Sebuah media ibukota memasang headline dalam surat kabar yang terbit pagi ini "Lurah Jakarta Hamili ABG". Di depanku duduk dua perempuan berjilbab berseragam pemerintah daerah DKI Jakarta, tampak dari emblem di pundak kirinya, memegang selembar koran tersebut. Mereka berdua membicarakan lurah yang menghamili anak "perawan" itu.
"Ah, memang anaknya aja yang mau,"seorang yang memakai rok panjang berkomentar, sambil membali-baikkan koran ke halaman sambungannya.
"Iya, apa lagi kan sudah dibayar Rp 5 juta, cuma dikasih ke mucikarinya,"sambung seorang yang memakai celana panjang.
"Wah, lulusan IPDN lagi,"kata sambung menyambung.
"Ah, lelaki mah, biasa melakukan itu,"ujarnya.
Pembicaraan soal lurah terhenti, mereka bicara masalah lain. Seorang diantaranya menelepon lewat telepon genggamannya. "O, itu yang diceritakan semalam,"ujarnya.
Ceritanya, menurut koran yang saya baca, setelah turun dari kereta api, seorang siswi SMA di Cengkareng Jakarta Barat berusia 16 tahun itu ditiduri Sang Lurah Tambora. Jakarta Barat, enam bulan silam. Lurah itu mengaku membayar Rp 5 juta pada kawan sang korban. Dalam sebuah hotel di bilangan Grogol, sang korban diserahkan dan "digagahi" Lurah itu lalu memberin ongkos pada korban Rp 200 ribu.
Terbongkarnya perbuatan sang lurah, karena ibunya curiga pada perut anaknya semakin hari semakin membuncit, belum lagi permintaan pembelian pembalut tiap bulan tak ada lagi. Di minta tanggung jawab, sang lurah hanya "hooh". Namun, janji hanya sebatas mulut. Informasi lewat radio dengkul pun terdengar luas, akibatnya Selasa kemarin (2/12/08) masyarakat bergerak, unjuk rasa ke kantor lurah dan camat setempat, minta lurah tersebut dipecat. (diringkas dari Warta Kota, 3/12/08 hal-1-19).
Pembicaraan soal lurah berlanjut, saat kereta AC dari Depok Lama menuju Jakarta Kota memasuki stasiun Pasar Minggu. " Kasihan ya, cuma soal begituan karirnya rusak, padahal masih bisa jadi camat,"kata ibu berok panjang.

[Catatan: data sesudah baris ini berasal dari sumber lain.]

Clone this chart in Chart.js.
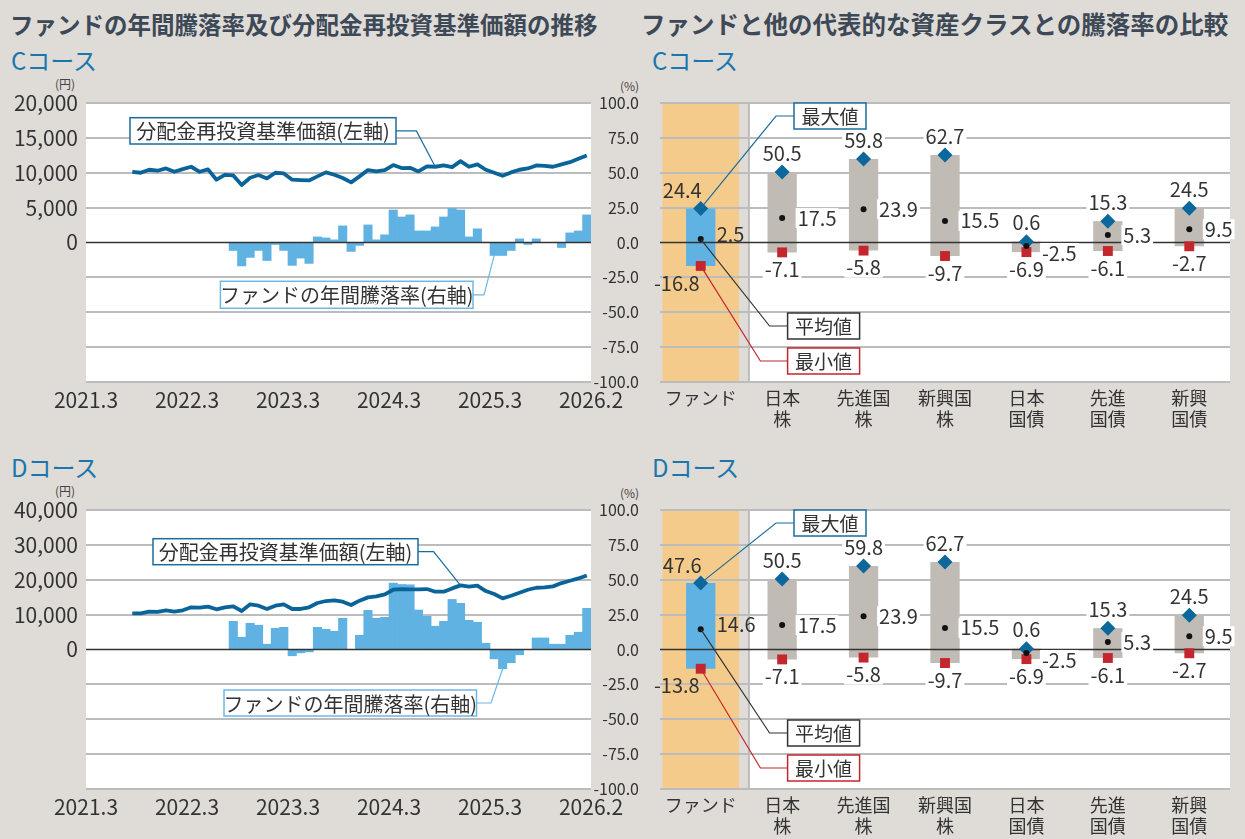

"Ia, dia itu gak mikirin anak isterinya, orang tuanya udah sekolain tinggi-tinggi ke IPDN, malah begitu,"seorang menyaut.
Institut Pendidikan Dalam Negeri yang kini berganti nama menjadi Sekolah Tinggi Pendidikan Dalam Negeri--yang memproduksi calon birokrat, memang hanya sering mendapat predikat memalukan. Mulai dari kekerasan senior terhadap yunior yang menyebabkan kematian, sampai bikin ribut di sekitar kampus terpadunya di Jatinangor, Sumedang, Jawa Barat.
Tentu tak semua lulusan IPDN/STPDN seperti Lurah Tambora itu atau para pelaku tindak kekerasn. Masih banyak birokrat yang mau menjaga "harga diri"nya dari perbuatan tercela, korupsi atau tindak kekerasan. Sayangnya disiplin "ala militer" yang diterapkan di sekolah tersebut terbukti tidak mampu, membuat birokrat sipil menjadi lebih baik, terhormat dan mau menjaga martabatnya.
Aku turun di Stasiun Gondangdia, pehawai negeri berseragam itu entah kemana? Padahal itu waktu kerja, sekitar pukul 09.00 pagi. Mudah-mudahan tak meneruskan gosip-gosip lurah yang suka "makan" anak orang.